Challenges of Human-in-the-loop for CV

While human-in-the-loop offers many advantages, it also comes with fundamental challenges. These challenges can range from comprehensive systems to effectively integrating human input. Let’s explore some key challenges when implementing HITL for computer vision tasks.

• Effective Human-Image Interaction: It is challenging to directly allow people to interact with images effectively beyond simple labeling. So, researchers have to focus on ways to add human experience and knowledge to the model throughout the cycle. One effective way researchers are studying is to use multi-modal approaches that could potentially bridge this gap and enhance the interaction process.
• Knowledge Input: Figuring out how models can learn from more abstract human knowledge like reasoning, and design principles remains a challenge in all HITL approaches.
• Sample Selection: We have mentioned how researchers use difficult examples and edge cases to refine and improve the model performance. However, finding metrics to identify such images is not always straightforward. Confidence-based methods work well for classification tasks, but for other vision tasks like segmentation or object detection, it gets tricky.
• General Frameworks: While some platforms have been developed to encompass the human-AI interaction such as Prodigy and Labelbox, creating a single human-in-the-loop system that can handle a variety of computer vision tasks remains an open challenge.

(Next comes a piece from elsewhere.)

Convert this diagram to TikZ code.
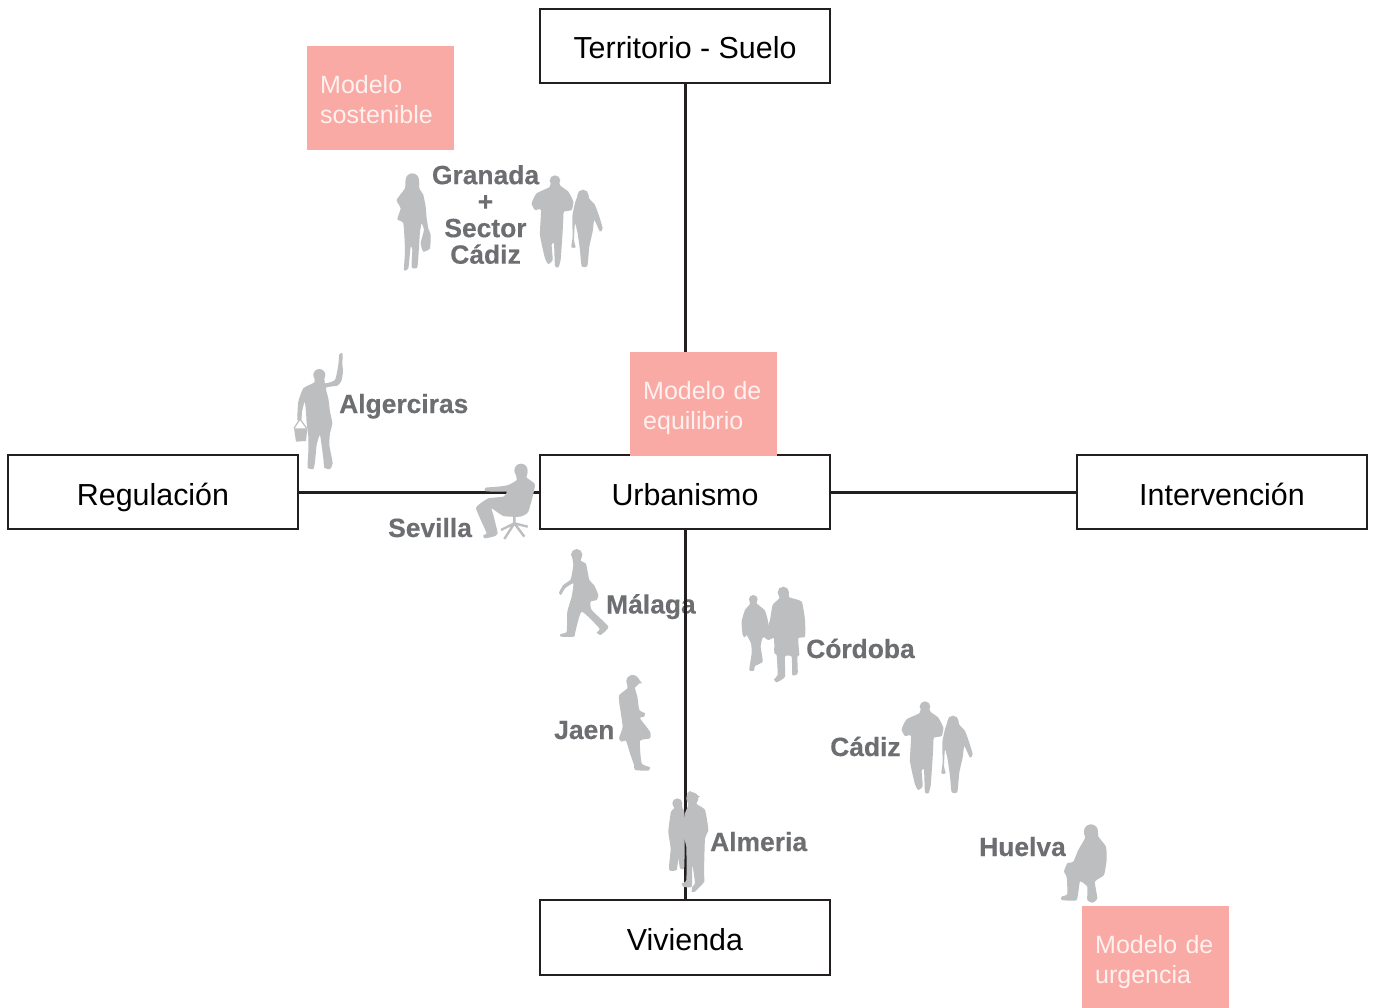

However, development for the human-in-the-loop field is ongoing and promises even greater possibilities for collaboration between humans and AI.

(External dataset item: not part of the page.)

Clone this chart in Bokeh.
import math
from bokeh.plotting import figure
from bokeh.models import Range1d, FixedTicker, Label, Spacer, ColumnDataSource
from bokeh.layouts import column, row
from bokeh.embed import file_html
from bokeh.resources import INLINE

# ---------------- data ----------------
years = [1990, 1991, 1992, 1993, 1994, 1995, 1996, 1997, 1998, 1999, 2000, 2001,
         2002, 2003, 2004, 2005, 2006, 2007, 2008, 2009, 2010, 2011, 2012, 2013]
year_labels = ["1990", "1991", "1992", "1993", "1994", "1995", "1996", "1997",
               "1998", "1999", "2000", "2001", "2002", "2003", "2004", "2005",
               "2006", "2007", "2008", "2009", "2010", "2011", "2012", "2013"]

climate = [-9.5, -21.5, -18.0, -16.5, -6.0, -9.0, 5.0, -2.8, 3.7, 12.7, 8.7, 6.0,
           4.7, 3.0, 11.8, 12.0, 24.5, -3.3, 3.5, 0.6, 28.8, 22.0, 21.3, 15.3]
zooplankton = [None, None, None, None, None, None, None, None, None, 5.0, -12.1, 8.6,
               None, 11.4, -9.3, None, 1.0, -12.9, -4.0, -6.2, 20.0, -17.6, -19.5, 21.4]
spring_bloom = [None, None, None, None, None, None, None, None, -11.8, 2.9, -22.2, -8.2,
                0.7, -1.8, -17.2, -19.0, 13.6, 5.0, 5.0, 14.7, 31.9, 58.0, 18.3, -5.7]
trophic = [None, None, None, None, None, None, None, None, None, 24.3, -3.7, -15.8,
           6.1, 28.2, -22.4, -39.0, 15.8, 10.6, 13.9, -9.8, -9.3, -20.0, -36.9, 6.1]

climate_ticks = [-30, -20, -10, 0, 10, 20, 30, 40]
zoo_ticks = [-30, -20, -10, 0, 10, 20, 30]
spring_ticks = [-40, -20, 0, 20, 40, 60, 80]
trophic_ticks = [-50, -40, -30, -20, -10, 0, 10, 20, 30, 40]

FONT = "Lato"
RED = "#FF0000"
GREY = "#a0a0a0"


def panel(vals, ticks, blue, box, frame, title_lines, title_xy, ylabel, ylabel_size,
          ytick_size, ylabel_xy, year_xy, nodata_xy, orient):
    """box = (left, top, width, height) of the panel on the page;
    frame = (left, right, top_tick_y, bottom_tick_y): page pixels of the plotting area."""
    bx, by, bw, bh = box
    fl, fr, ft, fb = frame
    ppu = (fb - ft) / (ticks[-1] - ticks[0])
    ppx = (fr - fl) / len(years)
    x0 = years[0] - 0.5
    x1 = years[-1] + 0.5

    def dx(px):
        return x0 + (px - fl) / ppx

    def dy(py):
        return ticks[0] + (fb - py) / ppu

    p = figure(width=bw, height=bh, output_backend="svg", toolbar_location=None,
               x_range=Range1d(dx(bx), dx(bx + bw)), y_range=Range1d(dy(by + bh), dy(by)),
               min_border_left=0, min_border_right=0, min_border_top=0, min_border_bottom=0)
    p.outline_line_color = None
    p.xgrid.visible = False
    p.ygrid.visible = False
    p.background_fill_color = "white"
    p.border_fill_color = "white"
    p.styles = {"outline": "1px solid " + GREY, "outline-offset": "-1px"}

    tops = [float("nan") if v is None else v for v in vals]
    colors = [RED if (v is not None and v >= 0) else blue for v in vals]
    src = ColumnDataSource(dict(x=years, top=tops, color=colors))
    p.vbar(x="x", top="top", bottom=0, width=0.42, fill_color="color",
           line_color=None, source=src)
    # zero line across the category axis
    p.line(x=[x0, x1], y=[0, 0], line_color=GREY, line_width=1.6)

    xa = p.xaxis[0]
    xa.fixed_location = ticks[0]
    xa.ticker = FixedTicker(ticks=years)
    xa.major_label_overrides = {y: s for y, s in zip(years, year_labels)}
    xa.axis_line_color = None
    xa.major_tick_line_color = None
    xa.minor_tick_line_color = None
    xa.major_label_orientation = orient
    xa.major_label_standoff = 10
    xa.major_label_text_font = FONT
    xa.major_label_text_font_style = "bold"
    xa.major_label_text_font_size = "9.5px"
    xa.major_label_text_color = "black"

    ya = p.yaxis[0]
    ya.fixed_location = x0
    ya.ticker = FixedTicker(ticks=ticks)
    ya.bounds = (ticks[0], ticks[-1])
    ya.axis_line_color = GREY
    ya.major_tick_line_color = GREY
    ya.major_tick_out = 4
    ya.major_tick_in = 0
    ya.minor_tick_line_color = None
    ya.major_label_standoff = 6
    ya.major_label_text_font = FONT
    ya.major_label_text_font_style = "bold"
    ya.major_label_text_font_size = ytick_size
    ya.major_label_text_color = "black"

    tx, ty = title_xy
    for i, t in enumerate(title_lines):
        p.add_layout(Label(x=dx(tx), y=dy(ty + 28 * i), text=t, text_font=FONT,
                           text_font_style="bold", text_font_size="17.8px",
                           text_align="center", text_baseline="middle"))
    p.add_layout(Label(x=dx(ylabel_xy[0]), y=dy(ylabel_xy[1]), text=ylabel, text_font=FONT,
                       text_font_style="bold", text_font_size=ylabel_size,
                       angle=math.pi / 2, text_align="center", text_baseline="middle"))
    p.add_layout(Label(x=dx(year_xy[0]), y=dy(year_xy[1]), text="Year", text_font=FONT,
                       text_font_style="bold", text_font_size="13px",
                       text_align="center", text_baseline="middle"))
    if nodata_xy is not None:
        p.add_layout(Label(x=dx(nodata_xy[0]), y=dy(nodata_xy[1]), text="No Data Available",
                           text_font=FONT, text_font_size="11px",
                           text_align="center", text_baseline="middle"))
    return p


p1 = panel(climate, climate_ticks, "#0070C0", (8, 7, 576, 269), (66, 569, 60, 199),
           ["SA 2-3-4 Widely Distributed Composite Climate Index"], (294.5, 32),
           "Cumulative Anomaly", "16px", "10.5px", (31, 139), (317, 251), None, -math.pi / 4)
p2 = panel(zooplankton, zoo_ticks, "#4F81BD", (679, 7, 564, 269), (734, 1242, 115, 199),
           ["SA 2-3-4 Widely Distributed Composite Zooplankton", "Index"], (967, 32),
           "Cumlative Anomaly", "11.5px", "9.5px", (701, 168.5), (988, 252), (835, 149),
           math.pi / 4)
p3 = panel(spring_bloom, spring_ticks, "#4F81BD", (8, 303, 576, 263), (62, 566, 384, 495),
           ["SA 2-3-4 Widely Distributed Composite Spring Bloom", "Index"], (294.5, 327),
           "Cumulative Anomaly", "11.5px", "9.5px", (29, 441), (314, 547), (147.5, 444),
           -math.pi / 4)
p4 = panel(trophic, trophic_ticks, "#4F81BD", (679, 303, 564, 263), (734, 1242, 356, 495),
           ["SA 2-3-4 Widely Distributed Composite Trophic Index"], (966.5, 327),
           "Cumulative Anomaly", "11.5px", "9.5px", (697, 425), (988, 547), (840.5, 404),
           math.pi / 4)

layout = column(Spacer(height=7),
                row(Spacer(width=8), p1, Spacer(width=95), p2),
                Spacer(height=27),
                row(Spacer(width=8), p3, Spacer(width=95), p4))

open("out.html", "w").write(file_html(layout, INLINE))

The Future of HITL For Computer Vision

We have seen the potential of human-in-the-loop for computer vision tasks. This potential can reshape industry standards by integrating human intelligence into the ML development cycle which can greatly improve the quality of training data for computer vision models, leading to more accurate and adaptable models. While humans can’t process and analyze huge datasets of images or videos, computer vision works to do that, even in real-time.

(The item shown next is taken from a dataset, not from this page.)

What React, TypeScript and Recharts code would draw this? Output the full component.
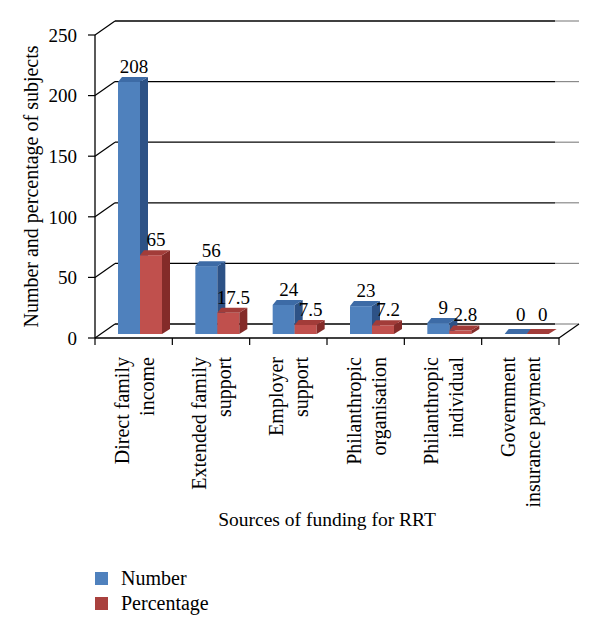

However, humans can still intervene in this process through different stages and improve the end outcome. By improving the accuracy and precision of these models we can expect to enhance fields such as medical imaging and autonomous vehicles. We also discussed the challenges of such systems, like striking the right balance between human intervention and automation. Addressing such challenges will help us mitigate human error, and ethical concerns which will be crucial in ensuring the responsible and effective deployment of HITL systems.

Despite the challenges, the benefits of human-in-the-loop machine learning are undeniable. The collaborative relationship between humans and AI can create computer vision systems that are more accurate, transparent, and trustworthy. Lastly, the future of human-in-the-loop machine learning in computer vision is bright and full of possibilities to empower us with AI systems that are more capable than ever.

FAQs

Q1. What is Human-in-the-Loop Machine Learning (HITL)?

HITL is all about integrating human expertise and feedback into the machine-learning process to improve model performance and adaptability.

Q2. How is Human-in-the-loop ML Applied?

Human feedback and input can be integrated into different stages of the machine-learning process. This includes data processing (annotation, labeling, etc.), training, and inference which creates a loop of inferencing the model, refining the data, and re-training, or even in the system construction stage.

Q3. How does human input help in computer vision tasks like object detection?

It’s like having a teacher double-check your work. Humans can verify the model outputs, spot undetected objects, and refine tricky situations like blurry images or rare objects for the model to learn better.

Q4. What is the future of HITL ML in computer vision?

HITL ML has the potential to revolutionize computer vision by creating more accurate, transparent, and trustworthy AI systems that can tackle complex real-world problems.